Posted by Allison on 24 April 2013, 10:28
Just as individuals have credit ratings, so do countries. A downgrade in an individual’s credit rating can be disappointing and affect the financial situation the person finds themselves in. However when a country is involved, there can be even bigger consequences.
In this case, the UK now has the AA+ rating instead of the AAA rating it had before. The government – and in particular the Chancellor George Osborne – has been eager to step forward to speak about the downgrade. While they were understandably disappointed at the outcome, they were quick to make it clear they still believed in their austerity plan for the future.
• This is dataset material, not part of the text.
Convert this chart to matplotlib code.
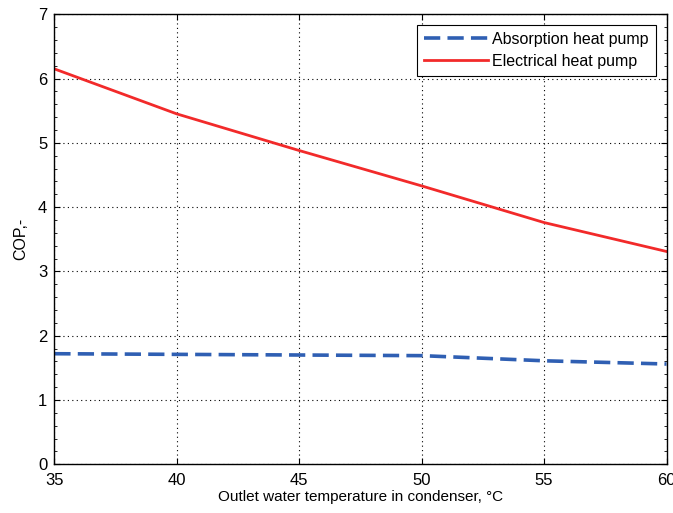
import numpy as np
import matplotlib.pyplot as plt
from matplotlib.ticker import MultipleLocator

# Outlet temperature aur COP values (picture se padhe)
temp = [35, 40, 45, 50, 55, 60]
cop_absorption = [1.72, 1.71, 1.70, 1.69, 1.61, 1.56]
cop_electrical = [6.15, 5.45, 4.88, 4.33, 3.76, 3.31]

plt.rcParams['font.family'] = ['Liberation Sans', 'DejaVu Sans']
plt.rcParams['font.size'] = 11

fig = plt.figure(figsize=(6.73, 5.13), dpi=100)
ax = fig.add_axes([0.0807, 0.0949, 0.9097, 0.8774])

ax.plot(temp, cop_absorption, '--', color='#2f5fb3', lw=2.6, dashes=(4.5, 2),
        label='Absorption heat pump')
ax.plot(temp, cop_electrical, '-', color='#f22a2a', lw=2,
        label='Electrical heat pump')

ax.set_xlim(35, 60)
ax.set_ylim(0, 7)
ax.xaxis.set_major_locator(MultipleLocator(5))
ax.yaxis.set_major_locator(MultipleLocator(1))
ax.yaxis.set_minor_locator(MultipleLocator(0.2))
ax.tick_params(which='both', direction='in', top=True, right=True, labelsize=12)
ax.tick_params(axis='x', which='major', length=4, pad=6)
ax.tick_params(axis='y', which='major', length=4, pad=5)
ax.tick_params(which='minor', length=2.5)
ax.grid(True, which='major', color='black', linestyle=(0, (1, 3)), lw=0.8)
for s in ax.spines.values():
    s.set_linewidth(1)

ax.set_xlabel('Outlet water temperature in condenser, °C', fontsize=11, labelpad=2)
ax.set_ylabel('COP,-', fontsize=11.5, labelpad=7)

leg = ax.legend(loc='upper right', fancybox=False, edgecolor='black',
                framealpha=1, borderaxespad=0.65, handlelength=4.0,
                fontsize=11.5, borderpad=0.45, labelspacing=0.45, handletextpad=0.3)
leg.get_frame().set_linewidth(0.8)

plt.savefig('out.png', dpi=100)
However, there is more to this story than immediately meets the eye. In reality, the downgrade may lead to a struggle for the British pound, which now has to compete on the currency markets after this news has been announced. It remains to be seen whether the government makes any adjustments to its policies as a result of the downgrade. However, it will be interesting to see whether the British pound manages to stay relatively stable against the Euro and all manner of other countries (particularly those in Europe) or whether it suffers. Many commentators believe the British pound will struggle in the markets on Monday 22nd April, the first day of trading after the news broke concerning the downgrade.
The UK still has a better rating than many other countries – some of which now have so called ‘junk’ status due to the Eurozone crisis. This at least should be heartening to lots of people. But this is a long term game, so will the government be pressed into investing more in the future of the UK and holding back on the austerity plan a little? One suspects not, but it will be interesting to see whether the Chancellor can continue on the same path or whether he is forced to make changes.
Keep an eye on the pound as it tackles the currency markets, to see what happens next.